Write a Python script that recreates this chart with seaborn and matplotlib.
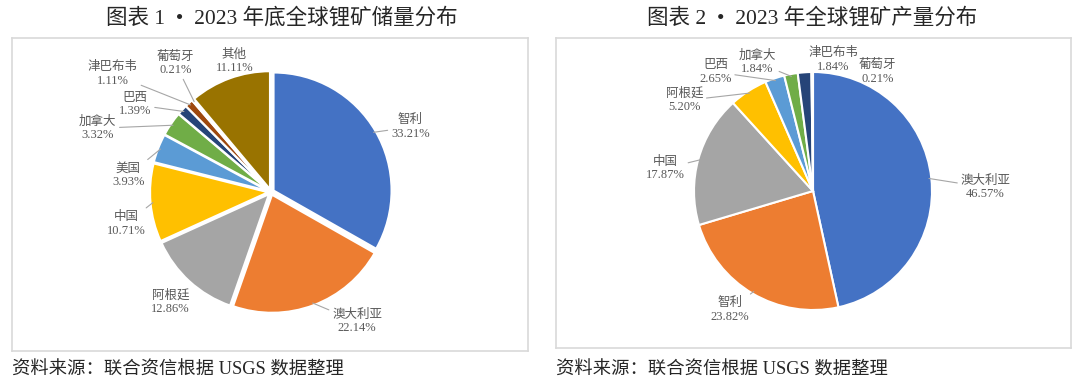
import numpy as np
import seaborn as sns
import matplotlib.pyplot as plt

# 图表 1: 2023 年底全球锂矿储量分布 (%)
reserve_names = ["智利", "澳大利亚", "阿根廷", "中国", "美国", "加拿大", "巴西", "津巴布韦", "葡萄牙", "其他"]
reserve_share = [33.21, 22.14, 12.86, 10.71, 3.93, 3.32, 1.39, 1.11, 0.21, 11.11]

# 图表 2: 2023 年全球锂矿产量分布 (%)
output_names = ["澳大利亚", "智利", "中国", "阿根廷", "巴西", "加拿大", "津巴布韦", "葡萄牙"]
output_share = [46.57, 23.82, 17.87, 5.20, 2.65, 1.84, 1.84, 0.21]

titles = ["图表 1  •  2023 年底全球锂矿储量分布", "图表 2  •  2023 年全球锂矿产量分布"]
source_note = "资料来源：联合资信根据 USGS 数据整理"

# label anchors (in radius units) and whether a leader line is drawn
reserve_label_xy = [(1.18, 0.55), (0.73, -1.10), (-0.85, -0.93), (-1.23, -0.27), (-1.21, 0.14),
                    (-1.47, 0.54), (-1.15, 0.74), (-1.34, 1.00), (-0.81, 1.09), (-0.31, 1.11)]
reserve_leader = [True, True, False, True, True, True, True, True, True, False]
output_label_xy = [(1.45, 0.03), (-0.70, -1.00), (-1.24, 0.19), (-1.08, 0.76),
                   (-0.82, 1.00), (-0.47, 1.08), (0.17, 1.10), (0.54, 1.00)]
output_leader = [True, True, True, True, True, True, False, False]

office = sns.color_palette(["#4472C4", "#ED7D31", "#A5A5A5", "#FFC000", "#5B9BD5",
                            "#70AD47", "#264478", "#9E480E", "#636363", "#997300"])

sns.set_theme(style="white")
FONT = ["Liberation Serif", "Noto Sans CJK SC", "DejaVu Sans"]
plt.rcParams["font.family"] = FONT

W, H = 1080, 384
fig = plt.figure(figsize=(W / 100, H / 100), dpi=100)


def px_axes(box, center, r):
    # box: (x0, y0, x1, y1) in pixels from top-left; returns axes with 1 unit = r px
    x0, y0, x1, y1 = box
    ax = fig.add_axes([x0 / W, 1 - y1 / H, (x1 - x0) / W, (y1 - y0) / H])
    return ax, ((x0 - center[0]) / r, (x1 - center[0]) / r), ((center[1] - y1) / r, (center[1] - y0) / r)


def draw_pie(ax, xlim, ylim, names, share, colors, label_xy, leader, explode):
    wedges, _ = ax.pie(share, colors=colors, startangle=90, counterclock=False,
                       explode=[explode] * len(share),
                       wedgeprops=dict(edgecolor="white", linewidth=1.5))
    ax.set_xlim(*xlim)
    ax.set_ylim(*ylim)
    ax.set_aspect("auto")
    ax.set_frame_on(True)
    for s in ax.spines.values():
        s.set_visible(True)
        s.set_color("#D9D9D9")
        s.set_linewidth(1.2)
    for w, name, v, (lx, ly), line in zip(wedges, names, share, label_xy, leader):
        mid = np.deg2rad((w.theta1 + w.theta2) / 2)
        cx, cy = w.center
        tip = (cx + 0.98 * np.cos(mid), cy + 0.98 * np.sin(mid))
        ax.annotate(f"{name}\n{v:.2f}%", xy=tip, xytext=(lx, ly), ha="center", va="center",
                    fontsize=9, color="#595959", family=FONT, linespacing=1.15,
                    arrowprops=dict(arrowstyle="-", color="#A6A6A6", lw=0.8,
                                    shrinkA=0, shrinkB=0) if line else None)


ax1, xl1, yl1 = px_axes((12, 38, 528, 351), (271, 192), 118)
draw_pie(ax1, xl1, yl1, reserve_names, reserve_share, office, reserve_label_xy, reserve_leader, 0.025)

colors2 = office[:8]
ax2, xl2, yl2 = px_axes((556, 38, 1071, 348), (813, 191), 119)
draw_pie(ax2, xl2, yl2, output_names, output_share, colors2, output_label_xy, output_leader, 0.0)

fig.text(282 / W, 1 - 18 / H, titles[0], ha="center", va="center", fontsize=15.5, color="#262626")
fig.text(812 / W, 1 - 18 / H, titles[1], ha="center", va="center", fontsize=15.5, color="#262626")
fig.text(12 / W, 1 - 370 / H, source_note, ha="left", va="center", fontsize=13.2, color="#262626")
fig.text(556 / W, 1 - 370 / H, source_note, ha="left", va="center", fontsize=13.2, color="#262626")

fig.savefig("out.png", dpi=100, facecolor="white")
---
= Written request =
The data above should be repeated exactly, minus any pictures.

= Task output =
Write a Python script that recreates this chart with seaborn and matplotlib.
import numpy as np
import seaborn as sns
import matplotlib.pyplot as plt

# 图表 1: 2023 年底全球锂矿储量分布 (%)
reserve_names = ["智利", "澳大利亚", "阿根廷", "中国", "美国", "加拿大", "巴西", "津巴布韦", "葡萄牙", "其他"]
reserve_share = [33.21, 22.14, 12.86, 10.71, 3.93, 3.32, 1.39, 1.11, 0.21, 11.11]

# 图表 2: 2023 年全球锂矿产量分布 (%)
output_names = ["澳大利亚", "智利", "中国", "阿根廷", "巴西", "加拿大", "津巴布韦", "葡萄牙"]
output_share = [46.57, 23.82, 17.87, 5.20, 2.65, 1.84, 1.84, 0.21]

titles = ["图表 1  •  2023 年底全球锂矿储量分布", "图表 2  •  2023 年全球锂矿产量分布"]
source_note = "资料来源：联合资信根据 USGS 数据整理"

# label anchors (in radius units) and whether a leader line is drawn
reserve_label_xy = [(1.18, 0.55), (0.73, -1.10), (-0.85, -0.93), (-1.23, -0.27), (-1.21, 0.14),
                    (-1.47, 0.54), (-1.15, 0.74), (-1.34, 1.00), (-0.81, 1.09), (-0.31, 1.11)]
reserve_leader = [True, True, False, True, True, True, True, True, True, False]
output_label_xy = [(1.45, 0.03), (-0.70, -1.00), (-1.24, 0.19), (-1.08, 0.76),
                   (-0.82, 1.00), (-0.47, 1.08), (0.17, 1.10), (0.54, 1.00)]
output_leader = [True, True, True, True, True, True, False, False]

office = sns.color_palette(["#4472C4", "#ED7D31", "#A5A5A5", "#FFC000", "#5B9BD5",
                            "#70AD47", "#264478", "#9E480E", "#636363", "#997300"])

sns.set_theme(style="white")
FONT = ["Liberation Serif", "Noto Sans CJK SC", "DejaVu Sans"]
plt.rcParams["font.family"] = FONT

W, H = 1080, 384
fig = plt.figure(figsize=(W / 100, H / 100), dpi=100)


def px_axes(box, center, r):
    # box: (x0, y0, x1, y1) in pixels from top-left; returns axes with 1 unit = r px
    x0, y0, x1, y1 = box
    ax = fig.add_axes([x0 / W, 1 - y1 / H, (x1 - x0) / W, (y1 - y0) / H])
    return ax, ((x0 - center[0]) / r, (x1 - center[0]) / r), ((center[1] - y1) / r, (center[1] - y0) / r)


def draw_pie(ax, xlim, ylim, names, share, colors, label_xy, leader, explode):
    wedges, _ = ax.pie(share, colors=colors, startangle=90, counterclock=False,
                       explode=[explode] * len(share),
                       wedgeprops=dict(edgecolor="white", linewidth=1.5))
    ax.set_xlim(*xlim)
    ax.set_ylim(*ylim)
    ax.set_aspect("auto")
    ax.set_frame_on(True)
    for s in ax.spines.values():
        s.set_visible(True)
        s.set_color("#D9D9D9")
        s.set_linewidth(1.2)
    for w, name, v, (lx, ly), line in zip(wedges, names, share, label_xy, leader):
        mid = np.deg2rad((w.theta1 + w.theta2) / 2)
        cx, cy = w.center
        tip = (cx + 0.98 * np.cos(mid), cy + 0.98 * np.sin(mid))
        ax.annotate(f"{name}\n{v:.2f}%", xy=tip, xytext=(lx, ly), ha="center", va="center",
                    fontsize=9, color="#595959", family=FONT, linespacing=1.15,
                    arrowprops=dict(arrowstyle="-", color="#A6A6A6", lw=0.8,
                                    shrinkA=0, shrinkB=0) if line else None)


ax1, xl1, yl1 = px_axes((12, 38, 528, 351), (271, 192), 118)
draw_pie(ax1, xl1, yl1, reserve_names, reserve_share, office, reserve_label_xy, reserve_leader, 0.025)

colors2 = office[:8]
ax2, xl2, yl2 = px_axes((556, 38, 1071, 348), (813, 191), 119)
draw_pie(ax2, xl2, yl2, output_names, output_share, colors2, output_label_xy, output_leader, 0.0)

fig.text(282 / W, 1 - 18 / H, titles[0], ha="center", va="center", fontsize=15.5, color="#262626")
fig.text(812 / W, 1 - 18 / H, titles[1], ha="center", va="center", fontsize=15.5, color="#262626")
fig.text(12 / W, 1 - 370 / H, source_note, ha="left", va="center", fontsize=13.2, color="#262626")
fig.text(556 / W, 1 - 370 / H, source_note, ha="left", va="center", fontsize=13.2, color="#262626")

fig.savefig("out.png", dpi=100, facecolor="white")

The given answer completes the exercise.